To briefly summarize, we took another Sterna Tour to Iceland’s South Coast (a part of the famous Ring Road).

We saw:
– Seljalandsfoss waterfall (we could walk behind it, or as the Jungle Cruise at Disneyland says, “the backside of water!”)
The volcano that caused massive flight traffic across Europe in 2010
– Reynisfjara beach (with black sand and basalt columns)
Skógafoss waterfall & the Skógar Folk Museum
– a giant glacier that we could walk on

Volcanoes in the distance

This time around we had a different tour guide, she was young, and didn’t really interact much with the group, but she knew a lot of history. Although at the very beginning of the tour, she picked up the wrong people from a hotel and drove for an hour before realizing this! We had to drive back towards the city and meet up halfway with another bus that had the other tourists, and made a swap.

Our first stop was the Seljalandfoss waterfall. It looked gorgeous, and it was pretty neat to be able to walk behind it.

The backside of water!

Miraculously the weather was amazing that day. The sky cleared up, and we could see three volcanoes in the distance:
Hekla, which is Iceland’s main volcano;
Eyjafjallajökull (I’ll just call her “Eyja”), which threw up so much fine dirt and ash into the sky, it canceled a ton of flights across Europe for days;
– and Katla, still active

We went to a little museum that showed a short documentary about how the Eyja volcano affected farms and families that lived under it, and showed the aftermath of its eruption and the cleanup.

“Eyja”

Reynisfjara Beach was probably my favorite stop of the day, which had black sand beaches and impressive-looking basalt columns and caves. There were also rock formations in the water. Folklore states that the colums were trolls that got caught in the sunlight and turned to stone.

Trolls in the distance…?

Reynisfjara Beach

Basalt Rocks

Once we left the beach, we headed towards a glacier. This was probably the most exciting part of the day, because our driver took our minivan off-roading! I didn’t think the van was properly suited for such driving, but I buckled my seatbelt and threw my hands in the air. After about 15 minutes of driving on rocky terrain, we arrived at our destinaion, and took a short hike to the base of the glacier. There were a few groups already there in their full hiking regalia, but our merry crew was content with just touching the glacier, lest we fall into the cracks and face certain doom.

To be honest, when I think of “glacier,” I usually think of a giant chunk of ice just floating in the water.

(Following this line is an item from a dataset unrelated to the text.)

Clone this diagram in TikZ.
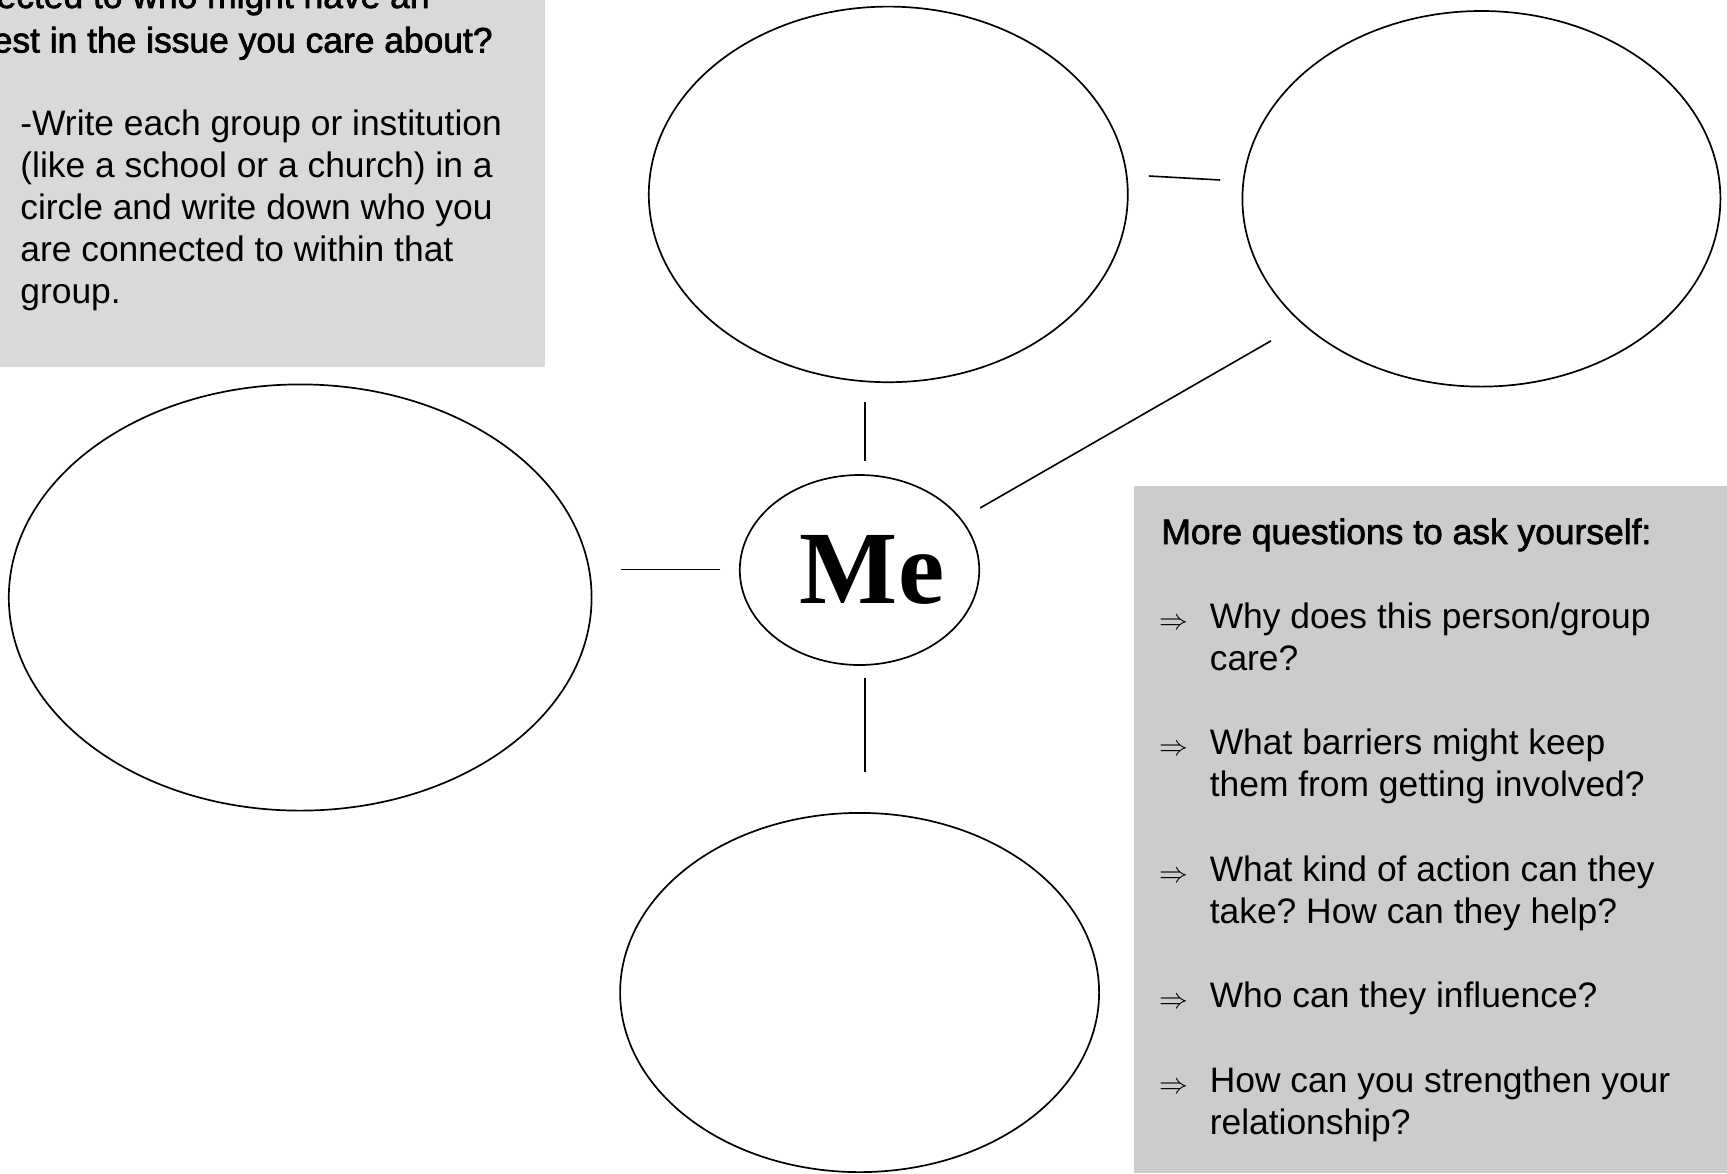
\documentclass[tikz,border=0pt]{standalone}
\usepackage{fontspec}
\setmainfont{Liberation Sans}
\newfontfamily\headfont{Liberation Sans}[FakeBold=2]
\newfontfamily\mefont{Liberation Serif}
\usetikzlibrary{shapes.geometric,calc}
\definecolor{panelA}{HTML}{D9D9D9}
\definecolor{panelB}{HTML}{CCCCCC}
\frenchspacing
\tikzset{
  bubble/.style={draw=black, line width=0.85pt, ellipse, inner sep=0pt, fill=white},
  link/.style={draw=black, line width=0.8pt},
  body/.style={inner sep=0pt, anchor=base west, font=\fontsize{17.7}{21.1}\selectfont},
  head/.style={inner sep=0pt, font=\headfont\fontsize{17.7}{21.1}\selectfont},
  arrowmark/.style={inner sep=0pt, anchor=base west, font=\fontsize{15}{15}\selectfont},
}
\begin{document}
\begin{tikzpicture}[x=0.5pt,y=-0.5pt]
\useasboundingbox (0,0) rectangle (1727,1173);
\fill[white] (0,0) rectangle (1727,1173);
% panels
\fill[panelA] (0,0) rectangle (545,367);
\fill[panelB] (1134,486) rectangle (1727,1173);

% bubbles
\node[bubble, minimum width=239.5pt, minimum height=187.8pt] (top) at (888.3,194.4) {};
\node[bubble, minimum width=239pt, minimum height=187.8pt] (topright) at (1481.4,198.8) {};
\node[bubble, minimum width=291.4pt, minimum height=213.1pt] (left) at (300.2,597.5) {};
\node[bubble, minimum width=239.5pt, minimum height=179.6pt] (bottom) at (859.6,992.5) {};
\node[bubble, minimum width=119.5pt, minimum height=95pt,
      font=\mefont\bfseries\fontsize{52}{52}\selectfont] (me) at (859.5,570) {\hspace*{12.5pt}Me};

% connectors
\draw[link] ([shift={(5.5,-13.5)}]me.north) -- ([shift={(-23.3,18.8)}]top.south);
\draw[link] ([shift={(5.5,12)}]me.south) -- ([shift={(5.4,-39.8)}]bottom.north);
\draw[link] ([shift={(-18.6,-0.6)}]me.west) -- ([shift={(28.5,-28.1)}]left.east);
\draw[link] ([shift={(0,-62)}]me.east) -- ([shift={(-210.4,-46.6)}]topright.south);
\draw[link] ([shift={(20.2,-18.4)}]top.east) -- ([shift={(-21.4,-18.8)}]topright.west);

% top-left panel text
\node[head, anchor=base east] (t1) at (430,8) {ected to who might have an};
\node[head, anchor=base east] (t2) at (493,52.5) {est in the issue you care about?};
\node[body] (lbody) at (20,135) {\parbox[t]{300pt}{-Write each group or institution\\(like a school or a church) in a\\circle and write down who you\\are connected to within that\\group.}};

% right panel text
\node[head, anchor=base west] (rhead) at (1161,544) {More questions to ask yourself:};
\node[arrowmark] (a1) at (1159,629.5) {$\Rightarrow$};
\node[body] (q1) at (1209.4,628.3) {\parbox[t]{300pt}{Why does this person/group\\care?}};
\node[arrowmark] (a2) at (1159,755.5) {$\Rightarrow$};
\node[body] (q2) at (1209.4,754.4) {\parbox[t]{300pt}{What barriers might keep\\them from getting involved?}};
\node[arrowmark] (a3) at (1159,882.2) {$\Rightarrow$};
\node[body] (q3) at (1209.4,881.1) {\parbox[t]{300pt}{What kind of action can they\\take? How can they help?}};
\node[arrowmark] (a4) at (1159,1008.9) {$\Rightarrow$};
\node[body] (q4) at (1209.4,1007.8) {\parbox[t]{300pt}{Who can they influence?}};
\node[arrowmark] (a5) at (1159,1093.7) {$\Rightarrow$};
\node[body] (q5) at (1209.4,1092.6) {\parbox[t]{300pt}{How can you strengthen your\\relationship?}};
\end{tikzpicture}
\end{document}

This glacier was receding into the mountains, slowly carving a valley into the rock. It was also very dirty, and covered in ash and dirt from previous eruptions. Once you brush off the black soot, you are greeted with a bright blue solid layer of ice.

Black glacier

Afterwards we headed towards a folk museum of Icelandic culture, Skógar. The history goes, some guy just randomly started collecting old items one day and eventually hoarded so much that he decided to make his collection into a museum. There were many quirky artifacts and tidbits of history taught inside. For example, I had never known that Iceland was once invaded by Turkish pirates(!!!) and many Icelanders were captured and forced into slavery in parts of the Middle East and northern Africa. The folk museum also had several recreations of old farmhouses, and they looked like Hobbit holes to me.

Old whaling boat

Hobbiton

Near the folk museum was a waterfall, Skógafoss, and you could either hike up to the top, or walk up to its base. We decided to walk to the base of the waterfall and, unsurprisingly, got drenched from head to toe.

Puny waterfall…

On our last day, we decided to take it easy again and just walked around town again. We finally decided to try some whale and puffin meat. We went to this restaurant on the Main Street, and although they only served puffin at dinner time (we got there at 3pm), we were able to convince the waitress to put in an order for us.

Puffin

…and whale

We came across Hallgrimskirkja, a large Lutheran church. Its architecture was inspired by the basalt columns of Reynisfjara. It’s at the top of a hill in Reykjavik, and supposedly has good panoramic views of the city. It looks great at sunset!

Hallgrimskirkja

Afterwards we checked out Sundhöll swimming pool. Not as fancy as the other one we went to, but much closer to our hostel (15 min walk, as opposed to 40), and had pretty much the same facilities. Along with more hot dogs, it was the best way to finish up our final night in Reykjavik!

Hot dogs and beer!

On an added note, we discovered a Filipino-Icelandic restaurant that served only one Asian-related dish.

Iceland, Day 5 Photos
More Iceland Day 5 Photos
Iceland, Day 6 Photos

Iceland, Day 3 – The Golden Circle, Northern Lights

Our first official tour of Iceland, and first day out of the city! The Golden Circle is probably the most famous touristy thing to do in Reykjavik, which is a day tour outside of the city where you get to look at geysers, waterfalls, geothermic hot spots, and nature. There’s probably at least a dozen bus companies in the city that run this tour daily, and they have different variations of the tour as well, like an afternoon-only or evening-only tour (cheaper, but subsequently less to see).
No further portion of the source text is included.